A review by red_steele
Red Island House by Andrea Lee

3.0

1. The voice actor Bahni Turpin delivered five star performance, she is an all-time favorite.

2. The island of Madagascar is the central focus of the Red Island House and I was intrigued to read about this island nation. This is the first book I read by Andrea Lee. She is a talented writer and I would be interested in exploring other novels in her catalog, however, this book was a disappointment. The book is a collection of short stories culminating as a literary “bridge to nowhere”. Ultimately there was no plot and the heroine’s personal struggles with the island and her husband were unresolved.

3. This book explores neocolonialism, class, race, privilege and economics to name a few. The book also highlights the necessity of Malagasy women to participation in sex tourism, the economic exploitation of white Europeans who continue the colonization mindset of their forefathers, and how the island is used to fulfill youthful fantasies at the expense of the Malagasy inhabitants.

4. Shay Gilliam is an Ivy League educated Black American expatriate, who was raised in a middle class family in Oakland, California. Shay married a non-college educated, wealthy yet stingy Italian named Senna who is fifteen years her senior, and they have two children together. The author never convinced me of a true love connection between Shay and Senna, which lead to the believability that their flawed marriage went over a relational cliff as the book progressed.

Although Shay is connected to the island by race, there is a disconnect with the Malagasy people who work in her home and live in the surrounding community due to socioeconomics. Shay realizes that the grandiose house built by Senna in Madagascar, is opposite of the ideals of her youth, and who she was raised to be as a Black women. Ironically, when Shay explores the house for the first time, she symbolically observes the red color of the floor tiles, leaving her with an unnerving impression that “the ground is covered with blood”.

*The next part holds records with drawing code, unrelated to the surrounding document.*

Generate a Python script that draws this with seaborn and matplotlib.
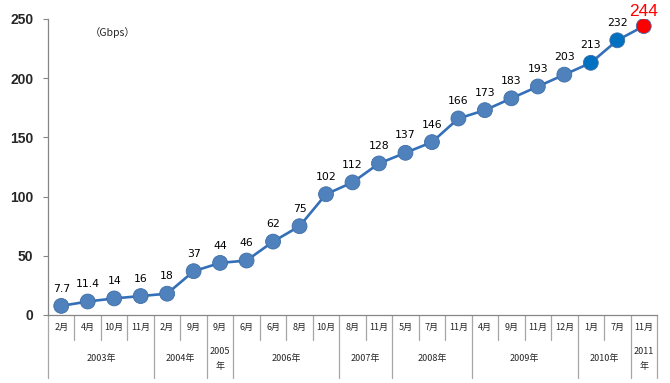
import numpy as np
import matplotlib
matplotlib.use("Agg")
import matplotlib.pyplot as plt
import seaborn as sns
import pandas as pd

# data
months = ["2月", "4月", "10月", "11月", "2月", "9月", "9月", "6月", "6月", "8月", "10月",
          "8月", "11月", "5月", "7月", "11月", "4月", "9月", "11月", "12月", "1月", "7月", "11月"]
years = ["2003年", "2004年", "2005\n年", "2006年", "2007年", "2008年", "2009年", "2010年", "2011\n年"]
year_counts = [4, 2, 1, 4, 2, 3, 4, 2, 1]
values = [7.7, 11.4, 14, 16, 18, 37, 44, 46, 62, 75, 102, 112, 128, 137, 146,
          166, 173, 183, 193, 203, 213, 232, 244]
labels = ["7.7", "11.4", "14", "16", "18", "37", "44", "46", "62", "75", "102", "112", "128",
          "137", "146", "166", "173", "183", "193", "203", "213", "232", "244"]
kind = ["old"] * 20 + ["recent", "recent", "latest"]

df = pd.DataFrame({"idx": np.arange(len(values)), "value": values, "kind": kind})

sns.set_style("white")
plt.rcParams["font.family"] = ["Noto Sans CJK JP", "DejaVu Sans"]

fig = plt.figure(figsize=(6.7, 3.83), dpi=100)
ax = fig.add_axes([48 / 670, 68 / 383, 609 / 670, 296 / 383])

sns.lineplot(data=df, x="idx", y="value", ax=ax, color="#3470B8", linewidth=1.9, zorder=2)
sns.scatterplot(data=df, x="idx", y="value", hue="kind", ax=ax, s=115, zorder=3,
                palette={"old": "#4F81BD", "recent": "#0070C0", "latest": "#FF0000"},
                edgecolor="#3F6EA6", linewidth=0.6, legend=False)

for i, (v, t) in enumerate(zip(values, labels)):
    if kind[i] == "latest":
        ax.annotate(t, (i, v), xytext=(0, 10.5), textcoords="offset points", ha="center",
                    va="center", color="#FF0000", fontsize=12.5, family="Liberation Sans",
                    annotation_clip=False)
    else:
        ax.annotate(t, (i, v), xytext=(0, 12.5), textcoords="offset points", ha="center",
                    va="center", color="black", fontsize=7.8, family="DejaVu Sans")

ax.set_xlim(-0.5, len(values) - 0.5)
ax.set_ylim(0, 250)
ax.set_yticks([0, 50, 100, 150, 200, 250])
ax.set_yticklabels(["0", "50", "100", "150", "200", "250"], fontsize=10, fontweight="bold",
                   family="Liberation Sans")
ax.tick_params(axis="y", left=True, length=3.5, width=0.8, color="#868686", pad=7)
ax.set_xticks([])
ax.set_xlabel("")
ax.set_ylabel("")
for side in ["top", "right"]:
    ax.spines[side].set_visible(False)
for side in ["left", "bottom"]:
    ax.spines[side].set_color("#868686")
    ax.spines[side].set_linewidth(0.9)

ax.text(0.068, 0.955, "（Gbps）", transform=ax.transAxes, fontsize=7.5, ha="left", va="center")

# category table under the axis
tr = ax.get_xaxis_transform()
month_bottom = -25 / 296
year_bottom = -63 / 296
year_edges = np.cumsum([0] + year_counts)
for i in range(len(values) + 1):
    bottom = year_bottom if i in year_edges else month_bottom
    ax.plot([i - 0.5, i - 0.5], [0, bottom], transform=tr, color="#A6A6A6", lw=0.9, clip_on=False)
for i, m in enumerate(months):
    ax.text(i, -12 / 296, m, transform=tr, ha="center", va="center", fontsize=6.5)
for k, y in enumerate(years):
    center = (year_edges[k] + year_edges[k + 1] - 1) / 2
    ax.text(center, -44 / 296, y, transform=tr, ha="center", va="center", fontsize=6.5,
            linespacing=1.9)

fig.savefig("out.png", dpi=100)
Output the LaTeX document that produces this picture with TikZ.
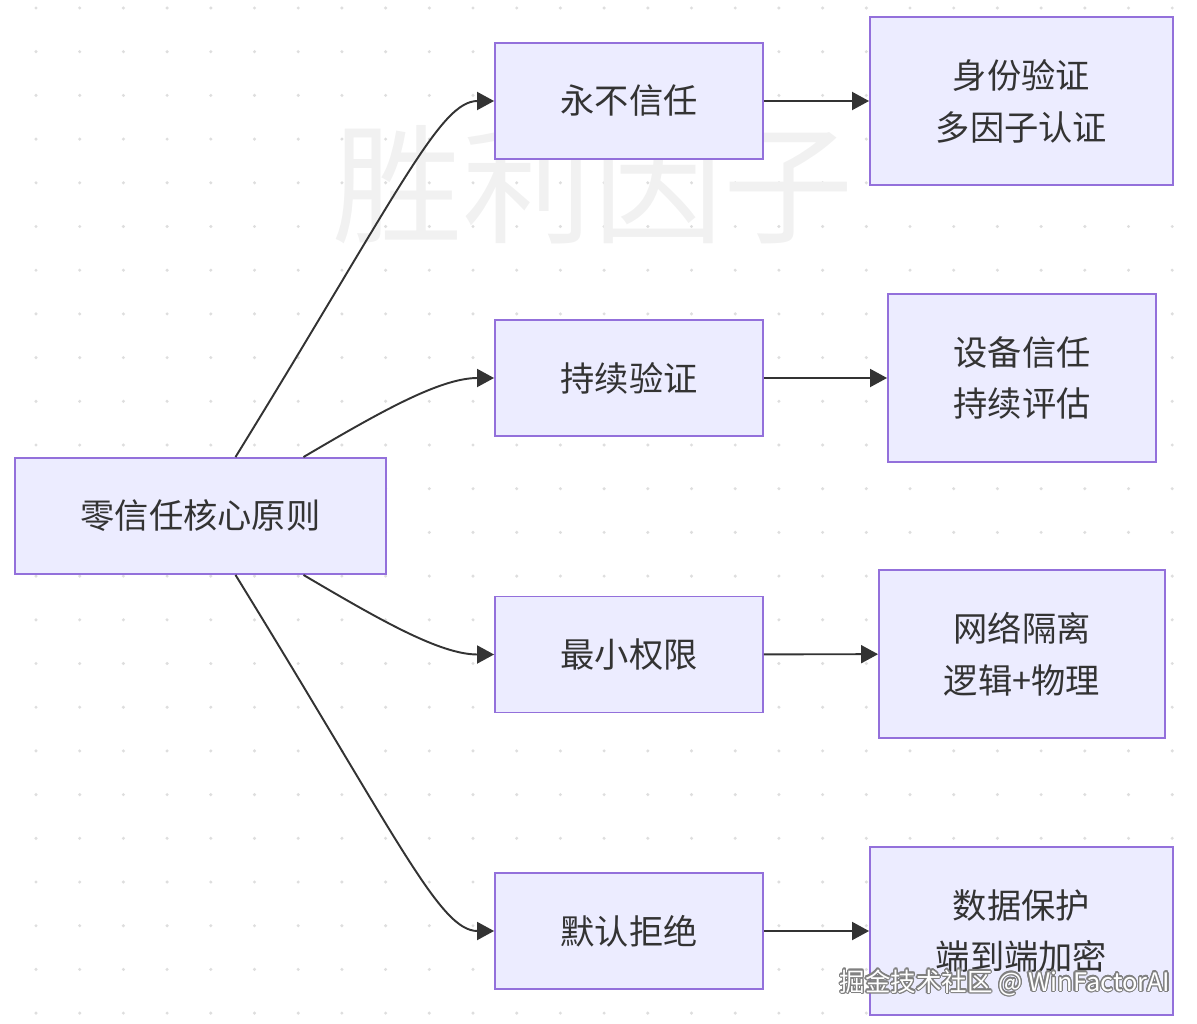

5. The book suffered from a lack of character development, and unfortunately allows one of the most intriguing characters Bertine Lagrande to die (the book could have benefited from more of her presence). I would like to have learned more about Shay’s life in Italy, her visits to California to see her family, and more about how her bicultural and biracial children navigated the world, and their experience of receiving a college education in the United States.